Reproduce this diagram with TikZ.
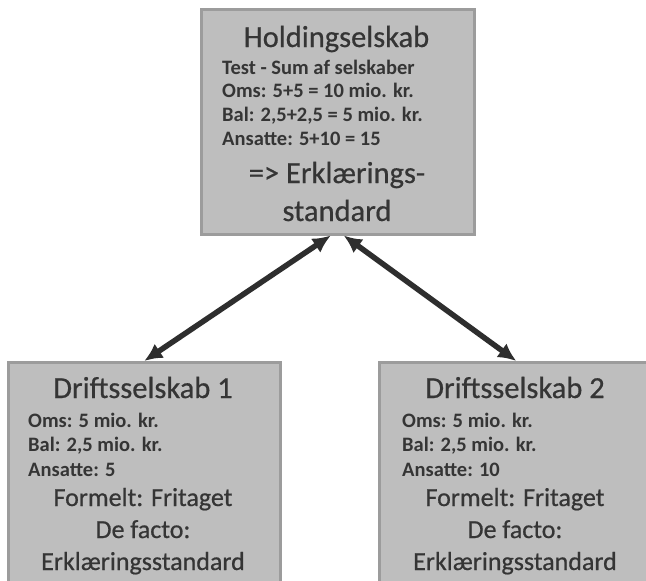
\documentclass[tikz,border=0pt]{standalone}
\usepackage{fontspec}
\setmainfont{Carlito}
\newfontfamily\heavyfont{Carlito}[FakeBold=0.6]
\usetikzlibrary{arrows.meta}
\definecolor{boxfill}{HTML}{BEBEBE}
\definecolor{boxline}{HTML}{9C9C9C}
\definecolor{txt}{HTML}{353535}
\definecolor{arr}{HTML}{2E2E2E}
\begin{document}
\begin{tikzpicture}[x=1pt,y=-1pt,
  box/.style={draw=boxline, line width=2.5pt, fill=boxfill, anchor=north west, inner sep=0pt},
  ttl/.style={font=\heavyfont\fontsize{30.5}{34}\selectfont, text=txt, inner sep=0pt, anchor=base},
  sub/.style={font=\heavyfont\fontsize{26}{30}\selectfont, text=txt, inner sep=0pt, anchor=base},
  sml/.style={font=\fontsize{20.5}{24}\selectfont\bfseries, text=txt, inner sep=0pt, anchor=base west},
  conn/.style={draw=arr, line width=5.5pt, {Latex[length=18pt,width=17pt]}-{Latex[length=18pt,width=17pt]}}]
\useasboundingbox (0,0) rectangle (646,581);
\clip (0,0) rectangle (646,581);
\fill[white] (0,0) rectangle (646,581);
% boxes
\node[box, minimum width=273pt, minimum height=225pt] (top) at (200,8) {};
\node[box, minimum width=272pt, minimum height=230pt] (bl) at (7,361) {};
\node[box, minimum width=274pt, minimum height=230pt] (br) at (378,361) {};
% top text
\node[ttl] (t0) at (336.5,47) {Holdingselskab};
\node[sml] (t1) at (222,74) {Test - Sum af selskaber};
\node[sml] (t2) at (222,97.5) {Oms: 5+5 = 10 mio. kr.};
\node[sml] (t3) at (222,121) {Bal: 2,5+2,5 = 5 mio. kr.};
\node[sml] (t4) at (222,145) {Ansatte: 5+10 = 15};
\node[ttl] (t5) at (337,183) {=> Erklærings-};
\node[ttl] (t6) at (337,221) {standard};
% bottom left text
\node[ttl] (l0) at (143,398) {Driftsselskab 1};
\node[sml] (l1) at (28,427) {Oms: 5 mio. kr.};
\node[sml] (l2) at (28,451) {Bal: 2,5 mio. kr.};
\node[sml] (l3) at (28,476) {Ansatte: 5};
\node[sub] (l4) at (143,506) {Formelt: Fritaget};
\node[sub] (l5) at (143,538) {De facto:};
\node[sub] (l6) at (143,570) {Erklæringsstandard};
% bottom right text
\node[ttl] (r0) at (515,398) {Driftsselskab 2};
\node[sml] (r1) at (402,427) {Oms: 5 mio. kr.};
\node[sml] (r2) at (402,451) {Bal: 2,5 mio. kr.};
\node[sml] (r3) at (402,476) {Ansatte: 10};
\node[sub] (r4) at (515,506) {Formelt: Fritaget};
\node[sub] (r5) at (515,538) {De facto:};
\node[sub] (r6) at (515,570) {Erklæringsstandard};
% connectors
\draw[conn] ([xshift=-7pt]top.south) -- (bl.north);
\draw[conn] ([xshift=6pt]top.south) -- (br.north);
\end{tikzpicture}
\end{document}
===
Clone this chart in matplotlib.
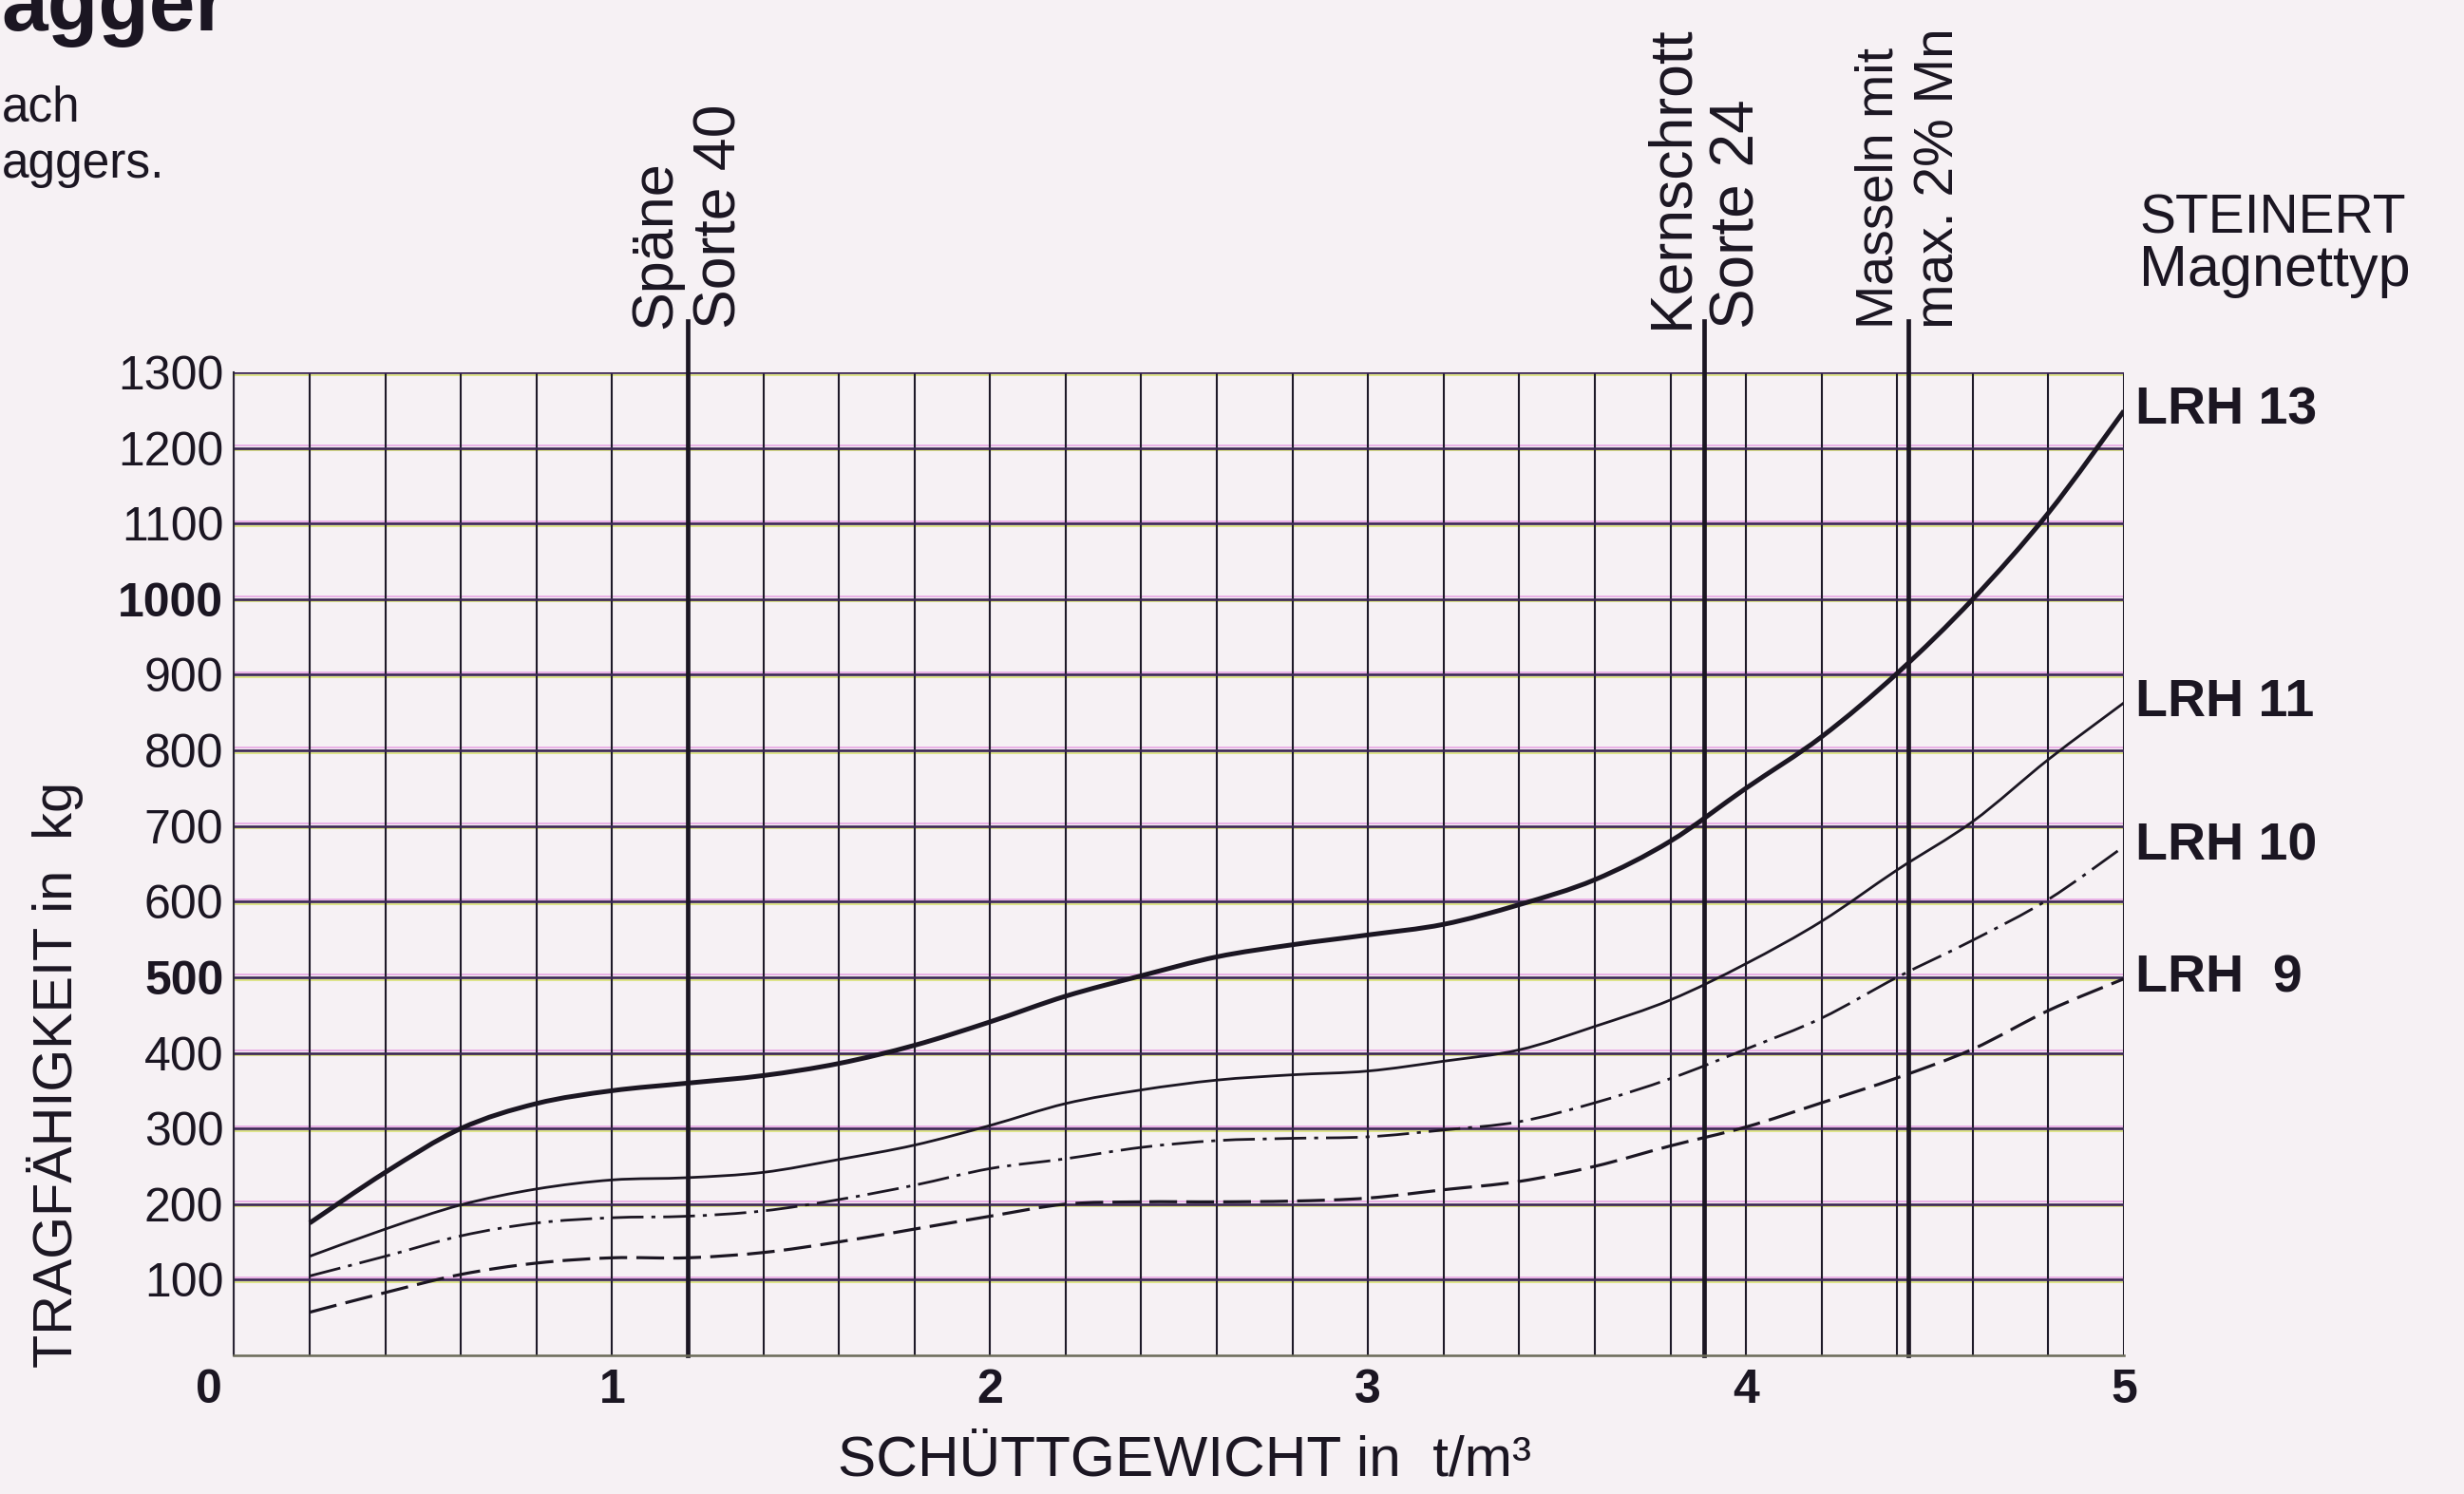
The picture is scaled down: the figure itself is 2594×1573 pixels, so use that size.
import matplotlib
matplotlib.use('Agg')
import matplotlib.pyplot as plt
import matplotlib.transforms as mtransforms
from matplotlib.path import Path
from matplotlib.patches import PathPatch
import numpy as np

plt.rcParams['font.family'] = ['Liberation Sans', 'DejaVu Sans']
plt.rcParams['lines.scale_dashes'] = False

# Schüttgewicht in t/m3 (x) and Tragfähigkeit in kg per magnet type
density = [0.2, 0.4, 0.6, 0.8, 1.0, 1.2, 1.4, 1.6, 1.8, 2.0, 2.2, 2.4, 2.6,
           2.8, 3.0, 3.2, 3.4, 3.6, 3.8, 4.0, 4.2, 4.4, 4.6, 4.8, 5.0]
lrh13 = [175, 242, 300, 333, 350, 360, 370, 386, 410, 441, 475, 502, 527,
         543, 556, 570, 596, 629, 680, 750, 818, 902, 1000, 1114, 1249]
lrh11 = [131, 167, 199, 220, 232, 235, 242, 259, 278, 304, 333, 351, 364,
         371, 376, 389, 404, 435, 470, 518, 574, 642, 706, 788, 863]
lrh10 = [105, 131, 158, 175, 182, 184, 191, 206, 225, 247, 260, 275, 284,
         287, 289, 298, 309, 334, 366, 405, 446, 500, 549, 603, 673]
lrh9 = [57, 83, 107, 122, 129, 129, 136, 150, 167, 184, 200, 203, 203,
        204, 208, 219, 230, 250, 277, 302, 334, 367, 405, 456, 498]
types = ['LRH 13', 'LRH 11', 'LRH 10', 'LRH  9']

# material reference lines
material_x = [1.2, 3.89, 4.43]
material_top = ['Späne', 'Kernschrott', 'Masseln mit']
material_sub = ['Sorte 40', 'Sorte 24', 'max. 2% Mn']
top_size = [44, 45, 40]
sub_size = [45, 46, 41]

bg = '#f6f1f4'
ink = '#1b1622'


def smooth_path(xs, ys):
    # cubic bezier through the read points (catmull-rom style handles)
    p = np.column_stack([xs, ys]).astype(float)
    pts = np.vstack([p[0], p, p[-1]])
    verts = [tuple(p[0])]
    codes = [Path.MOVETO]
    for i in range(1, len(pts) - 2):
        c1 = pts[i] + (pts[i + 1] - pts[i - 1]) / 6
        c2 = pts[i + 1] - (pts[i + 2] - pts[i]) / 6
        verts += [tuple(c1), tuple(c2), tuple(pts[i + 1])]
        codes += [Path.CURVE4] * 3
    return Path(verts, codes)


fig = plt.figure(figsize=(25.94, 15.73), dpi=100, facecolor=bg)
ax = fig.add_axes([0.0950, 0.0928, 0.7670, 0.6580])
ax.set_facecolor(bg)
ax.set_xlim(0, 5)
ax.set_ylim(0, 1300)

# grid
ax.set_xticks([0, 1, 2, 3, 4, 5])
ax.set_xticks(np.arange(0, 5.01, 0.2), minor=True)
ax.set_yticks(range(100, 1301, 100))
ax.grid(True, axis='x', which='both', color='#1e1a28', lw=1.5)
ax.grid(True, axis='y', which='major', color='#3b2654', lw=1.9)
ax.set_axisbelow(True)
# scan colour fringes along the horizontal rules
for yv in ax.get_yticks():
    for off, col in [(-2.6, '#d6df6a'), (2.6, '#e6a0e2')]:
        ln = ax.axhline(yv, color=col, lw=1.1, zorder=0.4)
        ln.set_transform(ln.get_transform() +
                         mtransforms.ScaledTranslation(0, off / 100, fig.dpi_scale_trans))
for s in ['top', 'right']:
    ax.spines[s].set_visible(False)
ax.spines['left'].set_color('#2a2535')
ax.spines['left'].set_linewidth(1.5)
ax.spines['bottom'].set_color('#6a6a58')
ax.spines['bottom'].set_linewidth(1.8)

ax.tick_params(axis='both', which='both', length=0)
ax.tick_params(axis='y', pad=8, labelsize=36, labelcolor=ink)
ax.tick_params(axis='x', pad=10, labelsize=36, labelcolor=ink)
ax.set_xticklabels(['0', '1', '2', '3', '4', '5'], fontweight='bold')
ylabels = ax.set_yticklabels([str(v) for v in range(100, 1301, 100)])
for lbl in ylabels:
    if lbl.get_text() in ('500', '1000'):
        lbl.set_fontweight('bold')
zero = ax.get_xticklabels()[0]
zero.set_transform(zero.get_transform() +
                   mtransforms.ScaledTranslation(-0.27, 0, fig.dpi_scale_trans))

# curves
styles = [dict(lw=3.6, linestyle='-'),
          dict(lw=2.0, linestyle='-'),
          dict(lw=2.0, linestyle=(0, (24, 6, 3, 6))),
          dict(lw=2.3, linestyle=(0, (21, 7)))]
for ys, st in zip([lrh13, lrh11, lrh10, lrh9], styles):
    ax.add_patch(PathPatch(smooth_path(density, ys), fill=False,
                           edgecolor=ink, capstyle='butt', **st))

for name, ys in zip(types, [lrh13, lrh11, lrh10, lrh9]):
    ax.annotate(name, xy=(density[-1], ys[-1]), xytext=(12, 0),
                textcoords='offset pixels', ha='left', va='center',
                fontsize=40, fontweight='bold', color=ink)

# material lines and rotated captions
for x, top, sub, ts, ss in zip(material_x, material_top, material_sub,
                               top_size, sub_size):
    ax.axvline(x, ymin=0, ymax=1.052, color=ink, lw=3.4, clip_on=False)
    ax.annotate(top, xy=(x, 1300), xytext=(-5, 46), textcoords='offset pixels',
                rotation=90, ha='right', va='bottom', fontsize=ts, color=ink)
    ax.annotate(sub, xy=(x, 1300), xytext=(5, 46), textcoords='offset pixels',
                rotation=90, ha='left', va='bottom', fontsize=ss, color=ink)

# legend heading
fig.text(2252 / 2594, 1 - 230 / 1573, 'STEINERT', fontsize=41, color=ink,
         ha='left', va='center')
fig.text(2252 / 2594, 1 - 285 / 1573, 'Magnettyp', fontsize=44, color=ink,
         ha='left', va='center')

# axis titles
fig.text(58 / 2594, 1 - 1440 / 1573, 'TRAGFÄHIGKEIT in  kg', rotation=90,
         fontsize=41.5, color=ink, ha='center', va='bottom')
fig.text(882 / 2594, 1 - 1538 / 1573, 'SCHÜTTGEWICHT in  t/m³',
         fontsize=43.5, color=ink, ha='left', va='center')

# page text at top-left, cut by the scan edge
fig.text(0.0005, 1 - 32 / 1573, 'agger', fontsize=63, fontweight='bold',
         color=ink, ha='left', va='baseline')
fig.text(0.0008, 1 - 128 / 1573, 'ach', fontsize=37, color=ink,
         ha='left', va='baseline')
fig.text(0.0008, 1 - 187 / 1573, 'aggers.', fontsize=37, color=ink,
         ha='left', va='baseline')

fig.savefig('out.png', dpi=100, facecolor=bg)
===
(Aim of the exercise):
Reproduce exactly the run of lines beginning with the one that contains "Clone this chart in matplotlib." and ending with the one that contains "plt.rcParams['lines.scale_dashes'] = False". Do not include pictures.

(Reply):
Clone this chart in matplotlib.
The picture is scaled down: the figure itself is 2594×1573 pixels, so use that size.
import matplotlib
matplotlib.use('Agg')
import matplotlib.pyplot as plt
import matplotlib.transforms as mtransforms
from matplotlib.path import Path
from matplotlib.patches import PathPatch
import numpy as np

plt.rcParams['font.family'] = ['Liberation Sans', 'DejaVu Sans']
plt.rcParams['lines.scale_dashes'] = False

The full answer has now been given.